Well now. A bit bold, shall we say. Nonetheless, there it is:
And that’s Mike Murphy in there as well, also piling it on. In both cases, they’re chalking it up to McCain’s choice of VP. Well then.
Sure, it’s a big ol’ point-and-laugh — but you know, it’s the best one of the week so far. Puts this latest piece of hers in some perspective. But hey, tell your audience what they want to hear — and then talk amongst yourselves.
Noonan: [Can’t hear since Todd (who is still on air) is talking over her]
Murphy: Um, you know, because, I come out of the blue swing state governor world. Engler, Whitman, Tommy Thompson, Mitt Romney, Jeb Bush, I mean, and these guys, this is all how you win a Texas race, just run it up, and it’s not gonna work.
Noonan: It’s Over.
Murphy: Still, McCain can give a version of the Lieberman speech and do himself some good.
Todd: [can’t really tell what he says, but he mentions something about “insulting to Kay Baily Hutchinson]
Noonan: I saw Kay this morning…
Todd: She’s never looked comfortable up there..
Murphy: They’re all bummed out.
Todd: I mean, is she really the most qualified woman they can obtain?
Noonan: The most qualified? No. I think they went for this, excuse me, political bullshit about narratives…[couldn’t hear the end of it]
Todd: Yeah, but what’s a narrative?
Murphy: I totally agree.
Noonan: Every time Republicans do that, because that’s not where they live and it’s not what they’re good at, they blow it.
Murphy: You know what’s the worst thing about it, the greatest of McCain is no cynicism, and..
Murphy and Todd together: This is cynical.
Todd: And as you called it, gimmicky.
Far be it from me to gainsay anyone speaking, really.
[EDIT: Ah, here we go — I knew this wouldn’t take long:
We were speaking informally, with some passion — and into live mics. An audio tape of that conversation was sent, how or by whom I don’t know, onto the internet.
(A quick note from me — audio tape? This IS 2008, right?)

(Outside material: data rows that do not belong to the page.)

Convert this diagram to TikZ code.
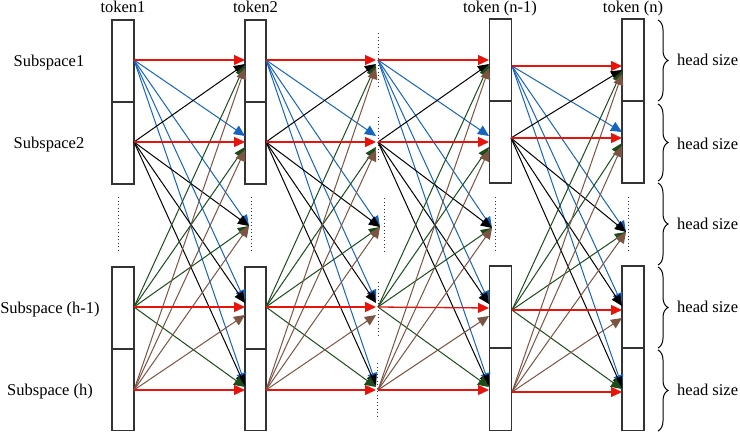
\documentclass[tikz,border=0pt]{standalone}
\usepackage{fontspec}
\setmainfont{Liberation Serif}
\usetikzlibrary{arrows.meta,decorations.pathreplacing,calc}
\definecolor{cred}{HTML}{E8140C}
\definecolor{cblue}{HTML}{1565C0}
\definecolor{cblack}{HTML}{000000}
\definecolor{cgreen}{HTML}{1B4D1B}
\definecolor{cbrown}{HTML}{7B5443}
\definecolor{cbox}{HTML}{333333}
\tikzset{
  cellbox/.style={draw=cbox,line width=1.2pt,fill=white,inner sep=0pt,outer sep=0pt,minimum width=22pt,minimum height=82pt},
  arr/.style={line width=1pt,-{Triangle[length=11pt,width=10pt]}},
  redarr/.style={arr,cred,line width=1.3pt},
  vdots/.style={draw=cbox,line width=1pt,dash pattern=on 0.9pt off 2.6pt},
  sidelabel/.style={font=\fontsize{16.5}{18}\selectfont,anchor=base,inner sep=0pt},
  toklabel/.style={font=\fontsize{16.5}{18}\selectfont,anchor=base,inner sep=0pt},
  hbrace/.style={draw=black,line width=1pt,decorate,decoration={brace,amplitude=10pt}},
}
\begin{document}
\begin{tikzpicture}[x=1pt,y=-1pt]
\useasboundingbox (0,0) rectangle (740,432);
\fill[white] (0,0) rectangle (740,432);
% boxes
\foreach \nm/\cx/\w/\ya/\yb/\yc/\yd/\ye/\yf in {t1/123/22/20/102/184/267/349/430.5, t2/255.5/21/20/102/184/267/349/430.5, tn/500.5/22/19/101/183/266/348/430.5, tN/633/22/19/101/183/266/348/430.5}{
  \node[cellbox,minimum width=\w pt,minimum height={\yb-\ya}] (\nm-a) at (\cx,{(\ya+\yb)/2}) {};
  \node[cellbox,minimum width=\w pt,minimum height={\yc-\yb}] (\nm-b) at (\cx,{(\yb+\yc)/2}) {};
  \node[cellbox,minimum width=\w pt,minimum height={\ye-\yd}] (\nm-c) at (\cx,{(\yd+\ye)/2}) {};
  \node[cellbox,minimum width=\w pt,minimum height={\yf-\ye}] (\nm-d) at (\cx,{(\ye+\yf)/2}) {};
}
% vertical dots
\draw[vdots] (118,197) -- (118,252);
\draw[vdots] (251,197) -- (251,252);
\draw[vdots] (384,198) -- (384,252);
\draw[vdots] (495,197) -- (495,250);
\draw[vdots] (628,197) -- (628,250);
\draw[vdots] (378,33) -- (378,87);
\draw[vdots] (378,117) -- (378,160);
\draw[vdots] (378,282) -- (378,335);
\draw[vdots] (377,363) -- (377,417);
% coordinates: stage A (token1 -> token2)
\coordinate (S-A-1) at (134,60);  \coordinate (S-A-2) at (134,142);
\coordinate (S-A-4) at (134,307); \coordinate (S-A-5) at (134,390);
\coordinate (T-A-1) at (245,60);  \coordinate (T-A-2) at (245,142);
\coordinate (T-A-3) at (249,226); \coordinate (T-A-4) at (245,307);
\coordinate (T-A-5) at (245,390);
% stage B (token2 -> middle)
\coordinate (S-B-1) at (266,60);  \coordinate (S-B-2) at (266,142);
\coordinate (S-B-4) at (266,307); \coordinate (S-B-5) at (266,390);
\coordinate (T-B-1) at (376,60);  \coordinate (T-B-2) at (376,142);
\coordinate (T-B-3) at (380,227); \coordinate (T-B-4) at (376,307);
\coordinate (T-B-5) at (376,390);
% stage C (middle -> token n-1)
\coordinate (S-C-1) at (378,60);  \coordinate (S-C-2) at (378,142);
\coordinate (S-C-4) at (378,307); \coordinate (S-C-5) at (378,390);
\coordinate (T-C-1) at (489,60);  \coordinate (T-C-2) at (489,142);
\coordinate (T-C-3) at (492,228); \coordinate (T-C-4) at (489,308);
\coordinate (T-C-5) at (489,390);
% stage D (token n-1 -> token n)
\coordinate (S-D-1) at (512,66);  \coordinate (S-D-2) at (511,138);
\coordinate (S-D-4) at (512,310); \coordinate (S-D-5) at (512,392);
\coordinate (T-D-1) at (622,66);  \coordinate (T-D-2) at (622,138);
\coordinate (T-D-3) at (626,232); \coordinate (T-D-4) at (622,310);
\coordinate (T-D-5) at (622,392);
% arrows
\foreach \st in {A,B,C,D}{
  \foreach \s/\col/\up/\dn in {1/cblue/-6/0,2/cblack/-4/4,4/cgreen/-3/5,5/cbrown/0/8}{
    \foreach \t in {1,2,3,4,5}{
      \ifnum\s=\t\relax\else
        \ifnum\s<\t\relax \def\off{\up}\else\def\off{\dn}\fi
        \ifnum\t=3\relax \def\off{0}\fi
        \draw[arr,\col] (S-\st-\s) -- ($(T-\st-\t)+(0,\off)$);
      \fi
    }
  }
  \foreach \s in {1,2,4,5}{
    \draw[redarr] (S-\st-\s) -- (T-\st-\s);
  }
}
% labels
\node[toklabel] (lt1) at (123,12) {token1};
\node[toklabel] (lt2) at (255.5,12) {token2};
\node[toklabel] (ltn) at (500,12) {token (n-1)};
\node[toklabel] (ltN) at (633,12) {token (n)};
\node[sidelabel] (ls1) at (49,66) {Subspace1};
\node[sidelabel] (ls2) at (49,148) {Subspace2};
\node[sidelabel] (ls4) at (50,313) {Subspace (h-1)};
\node[sidelabel] (ls5) at (50,395) {Subspace (h)};
% braces
\draw[hbrace] (658,20) -- (658,101);
\draw[hbrace] (658,104) -- (658,181);
\draw[hbrace] (658,183) -- (658,265);
\draw[hbrace] (658,267) -- (658,348);
\draw[hbrace] (658,350) -- (658,431);
\foreach \nm/\yy in {h1/65,h2/149,h3/229,h4/312,h5/395}{
  \node[sidelabel,anchor=base west] (\nm) at (677,\yy) {head size};
}
\end{tikzpicture}
\end{document}
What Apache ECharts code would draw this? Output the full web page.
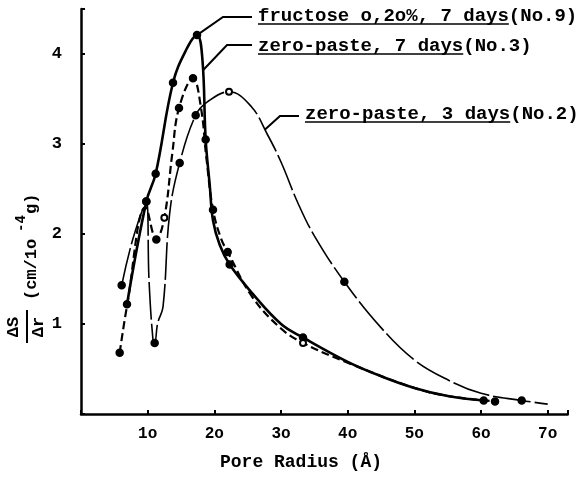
<!DOCTYPE html>
<html>
<head>
<meta charset="utf-8">
<script src="https://cdn.jsdelivr.net/npm/echarts@6/dist/echarts.min.js"></script>
<style>
html,body{margin:0;padding:0;background:#fff;}
#c{width:578px;height:481px;}
</style>
</head>
<body>
<div id="c"></div>
<script>
// ---- data ----
// fructose 0.20%, 7 days (No.9)  -- solid
const fructoseX = [6.9, 9.8, 11.2, 13.8, 15.8, 17.4, 18.2, 18.7, 19.3, 19.8, 20.8, 22.3, 25.7, 30, 33.3, 40, 45, 50, 55, 60.4];
const fructoseY = [1.22, 2.36, 2.67, 3.68, 4.05, 4.21, 3.95, 3.05, 2.55, 2.15, 1.88, 1.66, 1.34, 1.0, 0.85, 0.58, 0.42, 0.29, 0.2, 0.15];
const fructoseMark = [1, 1, 1, 1, 0, 1, 0, 1, 0, 0, 0, 1, 0, 0, 1, 0, 0, 0, 0, 1];

// zero-paste, 7 days (No.3) -- dashed
const paste7X = [5.8, 6.9, 9.7, 11.3, 12.5, 13.7, 14.7, 16.8, 18.0, 18.8, 19.8, 21.0, 22.0, 25.7, 30, 33.3, 40, 50, 55, 62.1];
const paste7Y = [0.68, 1.2, 2.3, 1.94, 2.18, 2.9, 3.40, 3.73, 3.4, 2.85, 2.27, 1.95, 1.80, 1.30, 0.95, 0.79, 0.57, 0.29, 0.2, 0.14];
const paste7Mark = [1, 0, 0, 1, 2, 0, 1, 1, 0, 0, 1, 0, 1, 0, 0, 2, 0, 0, 0, 1];

// zero-paste, 3 days (No.2) -- thin line
const paste3X = [6.1, 7.8, 9.8, 10.2, 10.8, 11.05, 11.5, 12.3, 13.3, 14.8, 17.2, 19.0, 22.2, 25.5, 28, 30, 32.5, 35, 39.5, 45, 50, 55, 60, 66.1, 70];
const paste3Y = [1.43, 1.95, 2.36, 1.49, 0.82, 0.79, 1.01, 1.19, 2.23, 2.79, 3.32, 3.47, 3.58, 3.42, 3.1, 2.8, 2.35, 1.98, 1.47, 0.96, 0.6, 0.38, 0.23, 0.15, 0.11];
const paste3Mark = [1, 0, 1, 0, 0, 1, 0, 0, 0, 1, 1, 0, 2, 0, 0, 0, 0, 0, 1, 0, 0, 0, 0, 1, 0];

const xTickLabels = {10: '1o', 20: '2o', 30: '3o', 40: '4o', 50: '5o', 60: '6o', 70: '7o'};
const yTickLabels = {1: '1', 2: '2', 3: '3', 4: '4'};

const seriesNames = ['fructose o,2o%, 7 days', 'zero-paste, 7 days', 'zero-paste, 3 days'];
const seriesTags = ['(No.9)', '(No.3)', '(No.2)'];
const xAxisTitle = 'Pore Radius (Å)';

// ---- chart ----
const FONT = '"Liberation Mono", "DejaVu Sans Mono", monospace';
function build(xs, ys, marks) {
  return xs.map((x, i) => ({
    value: [x, ys[i]],
    symbol: marks[i] === 0 ? 'none' : (marks[i] === 2 ? 'emptyCircle' : 'circle'),
    symbolSize: marks[i] === 2 ? 6 : 7
  }));
}
const chart = echarts.init(document.getElementById('c'), null, {renderer: 'canvas'});
const option = {
  animation: false,
  backgroundColor: '#fff',
  grid: {left: 81, right: 10.3, top: 9, bottom: 67, containLabel: false},
  xAxis: {
    type: 'value', min: 0, max: 73, interval: 10,
    axisLine: {lineStyle: {color: '#000', width: 2.5}},
    axisTick: {inside: true, length: 4, lineStyle: {color: '#000', width: 2}},
    splitLine: {show: false},
    axisLabel: {
      margin: 12, color: '#000', fontFamily: FONT, fontWeight: 'bold', fontSize: 16,
      formatter: v => xTickLabels[v] || ''
    }
  },
  yAxis: {
    type: 'value', min: 0, max: 4.5, interval: 1,
    axisLine: {lineStyle: {color: '#000', width: 2.5}},
    axisTick: {inside: true, length: 4, lineStyle: {color: '#000', width: 2}},
    splitLine: {show: false},
    axisLabel: {
      margin: 19, color: '#000', fontFamily: FONT, fontWeight: 'bold', fontSize: 17,
      formatter: v => yTickLabels[v] || ''
    }
  },
  series: [
    {
      name: seriesNames[0], type: 'line', smooth: 0.4,
      data: build(fructoseX, fructoseY, fructoseMark),
      lineStyle: {color: '#000', width: 2.6},
      itemStyle: {color: '#000', borderColor: '#000', borderWidth: 1.5},
      z: 3
    },
    {
      name: seriesNames[1], type: 'line', smooth: 0.4,
      data: build(paste7X, paste7Y, paste7Mark),
      lineStyle: {color: '#000', width: 2.2, type: [8, 4]},
      itemStyle: {color: '#000', borderColor: '#000', borderWidth: 1.5},
      z: 4
    },
    {
      name: seriesNames[2], type: 'line', smooth: 0.4,
      data: build(paste3X, paste3Y, paste3Mark),
      lineStyle: {color: '#000', width: 1.6, type: [38, 4]},
      itemStyle: {color: '#000', borderColor: '#000', borderWidth: 1.5},
      z: 5
    }
  ]
};
chart.setOption(option);

// ---- annotations ----
const mctx = document.createElement('canvas').getContext('2d');
const LABEL_FONT_SIZE = 19;
mctx.font = 'bold ' + LABEL_FONT_SIZE + 'px ' + FONT;
function tw(s) { return mctx.measureText(s).width; }

const g = [];
function label(idx, tx, ty, anchorData, elbow) {
  const p = chart.convertToPixel({gridIndex: 0}, anchorData);
  g.push({type: 'polyline', shape: {points: [p, elbow, [tx - 6, elbow[1]]]},
          style: {stroke: '#000', lineWidth: 2, fill: null}, z: 10});
  g.push({type: 'text', x: tx, y: ty, style: {
    text: seriesNames[idx] + seriesTags[idx], fill: '#000',
    font: 'bold ' + LABEL_FONT_SIZE + 'px ' + FONT, align: 'left', verticalAlign: 'middle'}, z: 10});
  const w = tw(seriesNames[idx]);
  g.push({type: 'line', shape: {x1: tx, y1: ty + 8, x2: tx + w, y2: ty + 8},
          style: {stroke: '#000', lineWidth: 1.6}, z: 10});
}
label(0, 258, 16, [fructoseX[5], fructoseY[5]], [223, 17]);
label(1, 258, 46, [18.3, 3.82], [227, 45]);
label(2, 305, 114, [27.6, 3.16], [280, 116]);

// x-axis title
g.push({type: 'text', x: 301, y: 462, style: {text: xAxisTitle, fill: '#000',
  font: 'bold 18px ' + FONT, align: 'center', verticalAlign: 'middle'}});

// y-axis title (rotated): fraction ΔS/Δr and (cm/1o^-4 g)
const yRot = Math.PI / 2;
g.push({type: 'text', x: 14, y: 327, rotation: yRot, style: {text: 'ΔS', fill: '#000',
  font: 'bold 17px ' + FONT, align: 'center', verticalAlign: 'middle'}});
g.push({type: 'line', shape: {x1: 27, y1: 310, x2: 27, y2: 343}, style: {stroke: '#000', lineWidth: 2}});
g.push({type: 'text', x: 39, y: 327, rotation: yRot, style: {text: 'Δr', fill: '#000',
  font: 'bold 17px ' + FONT, align: 'center', verticalAlign: 'middle'}});
g.push({type: 'text', x: 32, y: 300, rotation: yRot, style: {text: '(cm/1o', fill: '#000',
  font: 'bold 17px ' + FONT, align: 'left', verticalAlign: 'middle'}});
g.push({type: 'text', x: 21, y: 232, rotation: yRot, style: {text: '-4', fill: '#000',
  font: 'bold 14px ' + FONT, align: 'left', verticalAlign: 'middle'}});
g.push({type: 'text', x: 32, y: 214, rotation: yRot, style: {text: 'g)', fill: '#000',
  font: 'bold 17px ' + FONT, align: 'left', verticalAlign: 'middle'}});

chart.setOption({graphic: g});
</script>
</body>
</html>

…In our off-air conversation, I got on the subject of the leaders of the Republican party assuming, now, that whatever the base of the Republican party thinks is what America thinks. I made the case that this is no longer true, that party leaders seem to me stuck in the assumptions of 1988 and 1994, the assumptions that reigned when they were young and coming up. “The first lesson they learned is the one they remember,” I said to Todd — and I’m pretty certain that is a direct quote. But, I argued, that’s over, those assumptions are yesterday, the party can no longer assume that its base is utterly in line with the thinking of the American people. And when I said, “It’s over!” — and I said it more than once — that is what I was referring to. I am pretty certain that is exactly what Todd and Murphy understood I was referring to. In the truncated version of the conversation, on the Web, it appears I am saying the McCain campaign is over. I did not say it, and do not think it.
However, I did say two things that I haven’t said in public, either in speaking or in my writing. One is a vulgar epithet that I wish I could blame on the mood of the moment but cannot. No one else, to my memory, swore. I just blurted. The other, more seriously, is a real criticism that I had not previously made, but only because I hadn’t thought of it. And it is connected to a thought I had this morning, Wednesday morning, and wrote to a friend. Here it is. Early this morning I saw Texas Senator Kay Bailey Hutchison, and as we chatted about the McCain campaign (she thoughtfully and supportively) I looked into her eyes and thought, Why not her? Had she been vetted for the vice presidency, and how did it come about that it was the less experienced Mrs. Palin who was chosen? I didn’t ask these questions or mention them, I just thought them. Later in the morning, still pondering this, I thought of something that had happened exactly 20 years before. It was just after the 1988 Republican convention ended. I was on the plane, as a speechwriter, that took Republican presidential nominee George H.W. Bush, and the new vice presidential nominee, Dan Quayle, from New Orleans, the site of the convention, to Indiana. Sitting next to Mr. Quayle was the other senator from that state, Richard Lugar. As we chatted, I thought, “Why him and not him?” Why Mr. Quayle as the choice, and not the more experienced Mr. Lugar? I came to think, in following years, that some of the reason came down to what is now called The Narrative. The story the campaign wishes to tell about itself, and communicate to others. I don’t like the idea of The Narrative. I think it is … a barnyard epithet.